The scanning, data processing and visualisation approaches used here to generate fully rendered 3D images are extremely operator- and computer processor-intensive. Therefore, our approach is not suitable for application as part of e.g., a field monitoring campaign. However, whilst only a few indicative 3D images have been presented here, quantitative 3D data for 100–1000 s of individual flocs were generated, particularly for the X-ray CT analysis. These 3D data provide new opportunities to quantify accurately bulk properties of flocs including floc size and porosity (measured as occupied volume)26,41, shape (aspect ratio, sphericity and algorithms to quantify shape complexity), and 3D fractal dimension, and to semi-quantify density41. In addition, new mathematical approaches can be explored to quantify structural properties of flocs such as the size and connectivity of pore space to inform on the influence of drag and friction as fluid moves through a floc structure, and the spatial arrangement and distribution of individual floc components. Coupling these observations in the laboratory to measures of floc and fine sediment behaviour (e.g., settling velocity and erodibility) could improve our understanding of the controls on floc behaviour and the parameterisation of existing fine sediment transport models. This will be a major advancement as models are currently parameterised using data generated in 2D, or approximations (porosity and density) assuming flocs have spherical shape.

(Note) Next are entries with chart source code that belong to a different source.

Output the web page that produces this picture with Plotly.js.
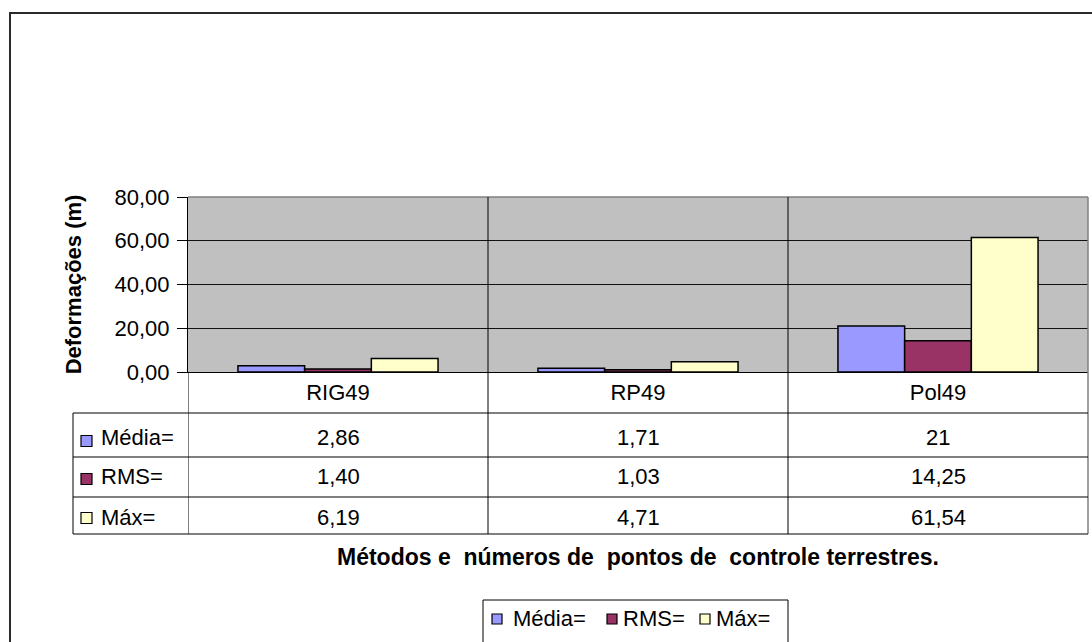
<!DOCTYPE html>
<html>
<head>
<meta charset="utf-8">
<script src="https://cdn.plot.ly/plotly-3.0.1.min.js"></script>
<style>html,body{margin:0;padding:0;background:#fff;}#chart{width:1092px;height:642px;}</style>
</head>
<body>
<div id="chart"></div>
<script>
// ---- data ----
const categories = ['RIG49', 'RP49', 'Pol49'];
const seriesNames = ['Média=', 'RMS=', 'Máx='];
const media = [2.86, 1.71, 21];
const rms = [1.40, 1.03, 14.25];
const maxv = [6.19, 4.71, 61.54];
const yTicks = [0, 20, 40, 60, 80];
const seriesColors = ['#9999FF', '#993366', '#FFFFCC'];

// ---- helpers ----
const W = 1092, H = 642;
const px = x => x / W;
const py = y => 1 - y / H;
const FONT = 'Arial, "Liberation Sans", sans-serif';
const FS = 22;
const fmt = v => Number.isInteger(v) ? String(v) : v.toFixed(2).replace('.', ',');

const allSeries = [media, rms, maxv];

const traces = allSeries.map((vals, i) => ({
  type: 'bar',
  name: seriesNames[i],
  x: [0, 1, 2],
  y: vals,
  marker: {color: seriesColors[i], line: {color: '#000', width: 1.5}},
  hoverinfo: 'skip',
  showlegend: false
}));

// geometry (pixels)
const plotL = 188, plotR = 1088, plotT = 197, plotB = 372;
const rowLines = [413, 457, 497, 534];
const rowCenters = [437, 476, 517];
const keyCenters = [441, 479, 518];
const tableL = 73, tableB = 534;

const shapes = [];
const line = (x0, y0, x1, y1, color, w, xref) => shapes.push({
  type: 'line', xref: xref || 'paper', yref: 'paper',
  x0: x0, y0: y0, x1: x1, y1: y1,
  line: {color: color || '#000', width: w || 1}
});

// outer frame
shapes.push({type: 'rect', xref: 'paper', yref: 'paper', x0: px(10), y0: py(13), x1: px(1110), y1: py(670),
  line: {color: '#2a2a2a', width: 2}, fillcolor: 'rgba(0,0,0,0)'});
// plot area top/right border
line(px(plotL), py(plotT), px(plotR), py(plotT), '#808080', 1.5);
line(px(plotR), py(plotT), px(plotR), py(tableB), '#808080', 1.5);
// category dividers (through plot and table)
[0.5, 1.5].forEach(xv => line(xv, py(plotT), xv, py(tableB), '#000', 1, 'x'));
line(-0.5, py(plotB), -0.5, py(tableB), '#000', 1, 'x');
// table horizontal lines
rowLines.forEach(y => line(px(tableL), py(y), px(plotR), py(y), '#000', 1));
line(px(tableL), py(rowLines[0]), px(tableL), py(tableB), '#000', 1);
// table legend keys
keyCenters.forEach((yc, i) => shapes.push({type: 'rect', xref: 'paper', yref: 'paper',
  x0: px(81), x1: px(92), y0: py(yc - 5.5), y1: py(yc + 5.5),
  fillcolor: seriesColors[i], line: {color: '#000', width: 1.2}}));

const annotations = [];
// row labels
seriesNames.forEach((n, i) => annotations.push({xref: 'paper', yref: 'paper', x: px(99), y: py(rowCenters[i]),
  xanchor: 'left', yanchor: 'middle', text: n, showarrow: false, font: {family: FONT, size: FS, color: '#000'}}));
// table values
allSeries.forEach((vals, i) => vals.forEach((v, j) => annotations.push({xref: 'x', yref: 'paper', x: j, y: py(rowCenters[i]),
  xanchor: 'center', yanchor: 'middle', text: fmt(v), showarrow: false, font: {family: FONT, size: FS, color: '#000'}})));
// x axis title
annotations.push({xref: 'paper', yref: 'paper', x: px(638), y: py(557), xanchor: 'center', yanchor: 'middle',
  text: '<b>Métodos e&nbsp; números de&nbsp; pontos de&nbsp; controle terrestres.</b>', showarrow: false,
  font: {family: FONT, size: 23, color: '#000'}});

// bottom legend (frame, keys, labels)
const legY = 618;
const legKeys = [492, 607, 700];
const legText = [511, 621, 714];
shapes.push({type: 'rect', xref: 'paper', yref: 'paper', x0: px(483), y0: py(600), x1: px(788), y1: py(680),
  line: {color: '#000', width: 1}, fillcolor: 'rgba(0,0,0,0)'});
seriesNames.forEach((n, i) => {
  shapes.push({type: 'rect', xref: 'paper', yref: 'paper', x0: px(legKeys[i]), x1: px(legKeys[i] + 10),
    y0: py(legY + 6), y1: py(legY - 4), fillcolor: seriesColors[i], line: {color: '#000', width: 1.2}});
  annotations.push({xref: 'paper', yref: 'paper', x: px(legText[i]), y: py(legY), xanchor: 'left', yanchor: 'middle',
    text: n, showarrow: false, font: {family: FONT, size: FS, color: '#000'}});
});

const layout = {
  width: W, height: H,
  margin: {l: 0, r: 0, t: 0, b: 0},
  paper_bgcolor: '#fff',
  plot_bgcolor: '#C0C0C0',
  separators: ',.',
  font: {family: FONT, size: FS, color: '#000'},
  barmode: 'group',
  bargap: 0.333,
  bargroupgap: 0,
  showlegend: false,
  xaxis: {
    domain: [px(plotL), px(plotR)], range: [-0.5, 2.5],
    tickvals: [0, 1, 2], ticktext: categories, ticks: '',
    ticklabelstandoff: 1,
    showgrid: false, zeroline: false, showline: true, linecolor: '#000', linewidth: 1,
    tickfont: {family: FONT, size: FS, color: '#000'}, automargin: false, fixedrange: true
  },
  yaxis: {
    domain: [py(plotB), py(plotT)], range: [0, 80],
    tickvals: yTicks, tickformat: '.2f', ticks: 'outside', ticklen: 10, tickcolor: '#000', tickwidth: 1,
    ticklabelstandoff: 3,
    showgrid: true, gridcolor: '#111', gridwidth: 1, zeroline: false,
    showline: true, linecolor: '#000', linewidth: 1,
    tickfont: {family: FONT, size: FS, color: '#000'},
    title: {text: '<b>Deformações (m)</b>', standoff: 26, font: {family: FONT, size: 22, color: '#000'}},
    automargin: false, fixedrange: true
  },
  shapes: shapes,
  annotations: annotations
};

Plotly.newPlot('chart', traces, layout, {displayModeBar: false, staticPlot: true});
</script>
</body>
</html>
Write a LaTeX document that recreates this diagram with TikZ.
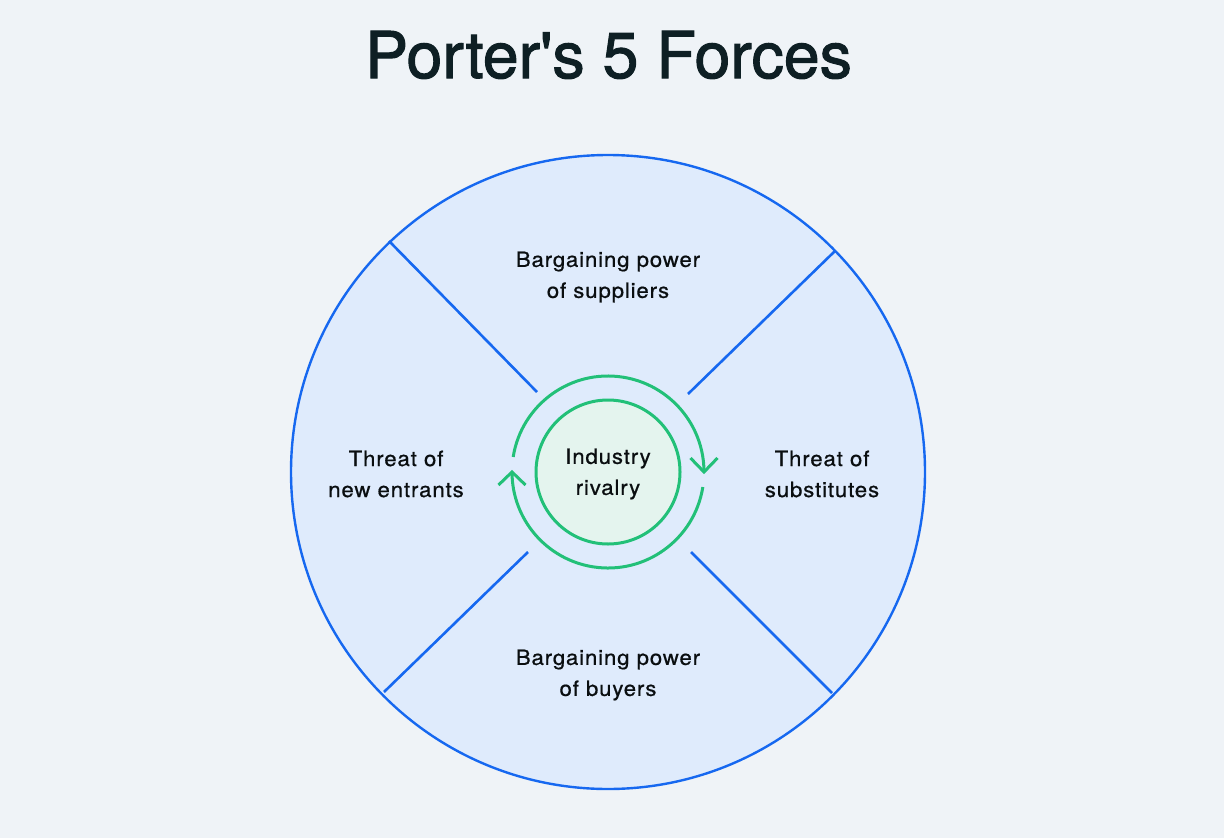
\documentclass[tikz,border=0pt]{standalone}
\usepackage{fontspec}
\usetikzlibrary{calc}
\setmainfont{TeX Gyre Heros}
\newfontfamily\titlefont[FakeBold=1.6]{TeX Gyre Heros}
\newfontfamily\labfont[LetterSpace=4,FakeStretch=1.06,FakeBold=0.7]{TeX Gyre Heros}
\definecolor{bg}{RGB}{239,243,247}
\definecolor{wheel}{RGB}{223,235,252}
\definecolor{bline}{RGB}{22,104,240}
\definecolor{gline}{RGB}{34,192,120}
\definecolor{gfill}{RGB}{228,244,238}
\definecolor{ink}{RGB}{14,31,36}
\definecolor{labink}{RGB}{10,14,16}
\begin{document}
\begin{tikzpicture}[x=1pt,y=-1pt,
  divider/.style={draw=bline,line width=2.6pt},
  ring/.style={draw=gline,line width=3pt},
  label/.style={text=labink,align=center,font=\labfont\fontsize{21}{31}\selectfont,inner sep=0pt}]
\useasboundingbox[fill=bg] (0,0) rectangle (1224,838);
\node[text=ink,anchor=base,font=\titlefont\fontsize{64.5}{70}\selectfont,inner sep=0pt] (title) at (608.5,78) {Porter{\char"0027}s 5 Forces};
\coordinate (c) at (608,472);
\node[circle,draw=bline,line width=2.4pt,fill=wheel,minimum size=634pt,inner sep=0pt] (wheel) at (c) {};
% dividers
\coordinate (ul1) at (389,241); \coordinate (ul2) at (537,392);
\coordinate (ur1) at (835,251); \coordinate (ur2) at (688,394);
\coordinate (ll1) at (384,692); \coordinate (ll2) at (528,552);
\coordinate (lr1) at (832,693); \coordinate (lr2) at (691,552);
\draw[divider] (ul1) -- (ul2);
\draw[divider] (ur1) -- (ur2);
\draw[divider] (ll1) -- (ll2);
\draw[divider] (lr1) -- (lr2);
% centre
\node[circle,draw=gline,line width=3pt,fill=gfill,minimum size=144pt,inner sep=0pt] (rivalry) at (c) {};
\node[label] (rivtext) at (608,474) {Industry\\rivalry};
% cycle arrows
\draw[ring] (c) ++(189:96) arc[start angle=189,end angle=360,radius=96] coordinate (tip1);
\draw[ring] (c) ++(9:96) arc[start angle=9,end angle=180,radius=96] coordinate (tip2);
\draw[ring,line join=miter] ($(tip1)+(-13.5,-14)$) -- (tip1) -- ($(tip1)+(13.5,-14)$);
\draw[ring,line join=miter] ($(tip2)+(-13.5,13)$) -- (tip2) -- ($(tip2)+(13.5,13)$);
% labels
\node[label] (sup) at (608,277) {Bargaining power\\of suppliers};
\node[label] (ent) at (396,474) {Threat of\\new entrants};
\node[label] (sub) at (822,474) {Threat of\\substitutes};
\node[label] (buy) at (608,675) {Bargaining power\\of buyers};
\end{tikzpicture}
\end{document}
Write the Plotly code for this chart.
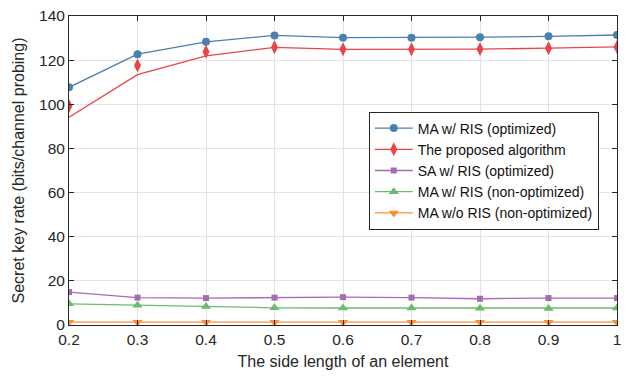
import plotly.graph_objects as go

x = [0.2, 0.3, 0.4, 0.5, 0.6, 0.7, 0.8, 0.9, 1.0]
ma_ris_opt = [107.7, 122.7, 128.3, 131.2, 130.2, 130.2, 130.4, 130.8, 131.4]
proposed_markers = [99.2, 117.6, 123.8, 125.8, 124.9, 124.9, 125.0, 125.4, 126.0]
proposed_line = [94.1, 113.4, 121.9, 125.8, 124.9, 124.9, 125.0, 125.4, 126.0]
sa_ris_opt = [14.9, 12.4, 12.2, 12.4, 12.6, 12.4, 11.9, 12.2, 12.2]
ma_ris_nonopt = [9.6, 8.9, 8.4, 7.8, 7.7, 7.7, 7.6, 7.5, 7.7]
ma_noris_nonopt = [1.3, 1.3, 1.3, 1.3, 1.3, 1.3, 1.3, 1.3, 1.3]

names = ["MA w/ RIS (optimized)", "The proposed algorithm", "SA w/ RIS (optimized)",
         "MA w/ RIS (non-optimized)", "MA w/o RIS (non-optimized)"]

BLUE = "#4b80b1"
RED = "#e8454b"
PURPLE = "#a56bb5"
GREEN = "#6cbd6a"
ORANGE = "#f7923a"
FONT = "Liberation Sans, Arial, sans-serif"

fig = go.Figure()

fig.add_trace(go.Scatter(x=x, y=ma_ris_opt, mode="lines+markers", name=names[0],
                         line=dict(color=BLUE, width=1.3),
                         marker=dict(symbol="circle", size=8, color=BLUE)))
# proposed: separate line and markers
fig.add_trace(go.Scatter(x=x, y=proposed_line, mode="lines", showlegend=False,
                         line=dict(color=RED, width=1.3)))
fig.add_trace(go.Scatter(x=x, y=proposed_markers, mode="markers", showlegend=False,
                         marker=dict(symbol="diamond-tall", size=10, color=RED)))
fig.add_trace(go.Scatter(x=[None], y=[None], mode="lines+markers", name=names[1],
                         line=dict(color=RED, width=1.3),
                         marker=dict(symbol="diamond-tall", size=10, color=RED)))
fig.add_trace(go.Scatter(x=x, y=sa_ris_opt, mode="lines+markers", name=names[2],
                         line=dict(color=PURPLE, width=1.3),
                         marker=dict(symbol="square", size=6, color=PURPLE)))
fig.add_trace(go.Scatter(x=x, y=ma_ris_nonopt, mode="lines+markers", name=names[3],
                         line=dict(color=GREEN, width=1.3),
                         marker=dict(symbol="triangle-up", size=9, color=GREEN)))
fig.add_trace(go.Scatter(x=x, y=ma_noris_nonopt, mode="lines+markers", name=names[4],
                         line=dict(color=ORANGE, width=1.3),
                         marker=dict(symbol="triangle-down", size=9, color=ORANGE)))

axis_common = dict(showline=True, linecolor="#262626", linewidth=1, mirror="ticks",
                   ticks="inside", ticklen=5, tickcolor="#262626",
                   showgrid=True, gridcolor="#e3e3e3", gridwidth=1, zeroline=False,
                   automargin=False,
                   tickfont=dict(family=FONT, size=15.5, color="#262626"))

fig.update_xaxes(range=[0.2, 1.0], tickvals=[0.2, 0.3, 0.4, 0.5, 0.6, 0.7, 0.8, 0.9, 1.0],
                 ticktext=["0.2", "0.3", "0.4", "0.5", "0.6", "0.7", "0.8", "0.9", "1"],
                 title=dict(text="The side length of an element", standoff=9,
                            font=dict(family=FONT, size=16, color="#262626")),
                 **axis_common)
fig.update_yaxes(range=[0, 140], tickvals=[0, 20, 40, 60, 80, 100, 120, 140],
                 title=dict(text="Secret key rate (bits/channel probing)", standoff=10,
                            font=dict(family=FONT, size=16, color="#262626")),
                 **axis_common)

fig.update_layout(
    width=629, height=377,
    margin=dict(l=69, r=12, t=16, b=52),
    plot_bgcolor="white", paper_bgcolor="white",
    font=dict(family=FONT, color="#262626"),
    legend=dict(x=0.547, y=0.5, xanchor="left", yanchor="middle",
                bgcolor="white", bordercolor="#262626", borderwidth=1,
                font=dict(family=FONT, size=14, color="#111111"),
                tracegroupgap=0, itemwidth=38),
)

fig.write_html("out.html")
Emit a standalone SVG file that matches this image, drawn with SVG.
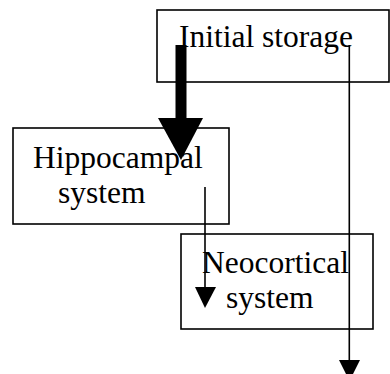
<svg xmlns="http://www.w3.org/2000/svg" width="390" height="374" viewBox="0 0 390 374">
  <style>
    .box { fill: #fff; stroke: #000; stroke-width: 1.6; }
    .lbl { font-family: "Liberation Serif", "Times New Roman", serif; font-size: 31.5px; fill: #000; }
    .thin { stroke: #000; stroke-width: 1.6; fill: none; }
    .head { fill: #000; }
  </style>
  <rect width="390" height="374" fill="#fff"/>

  <g id="initial-storage">
    <rect class="box" x="157" y="10" width="232" height="72"/>
    <text class="lbl" x="179" y="47">Initial storage</text>
  </g>

  <g id="hippocampal-system">
    <rect class="box" x="13" y="128" width="216" height="96"/>
    <text class="lbl" x="33" y="168">Hippocampal</text>
    <text class="lbl" x="58" y="203">system</text>
  </g>

  <g id="neocortical-system">
    <rect class="box" x="181" y="234" width="192" height="95"/>
    <text class="lbl" x="202" y="273">Neocortical</text>
    <text class="lbl" x="226" y="308">system</text>
  </g>

  <g id="connectors">
    <!-- strong transfer: initial storage to hippocampus -->
    <rect class="head" x="175.5" y="45" width="11" height="76"/>
    <polygon class="head" points="158,118 203,118 181,160"/>
    <!-- hippocampus to neocortex -->
    <line class="thin" x1="205" y1="187" x2="205" y2="290"/>
    <polygon class="head" points="195,287 216,287 205,308"/>
    <!-- direct slow path -->
    <line class="thin" x1="349.3" y1="45" x2="349.3" y2="362"/>
    <polygon class="head" points="339,360 360,360 349.5,381"/>
  </g>
</svg>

  • Assumptions of fractal geometry are currently used to aid the mathematical modelling of suspended sediment dynamics. Yet, it is widely recognised that this does not accurately represent natural floc systems.

  • New quantitative 3D data provide unequivocal evidence to demonstrate that natural sediment flocs are non-fractal and that particle composition and inter-particle interactions have a strong influence on aggregate morphology.

  • We propose an alternative five-level hierarchy of floc aggregation based on structure–function relationships rather than observations of geometric floc size distributions.

  • New multi-scale, high resolution 3D data indicate that flocs possess characteristics of emergent phenomena including non-linearity, scale-dependent feedbacks and self-regulation. This offers the opportunity to explore new emergence-based floc frameworks and process-based models based on quantification of particle–particle interactions which better represent natural floc behaviour.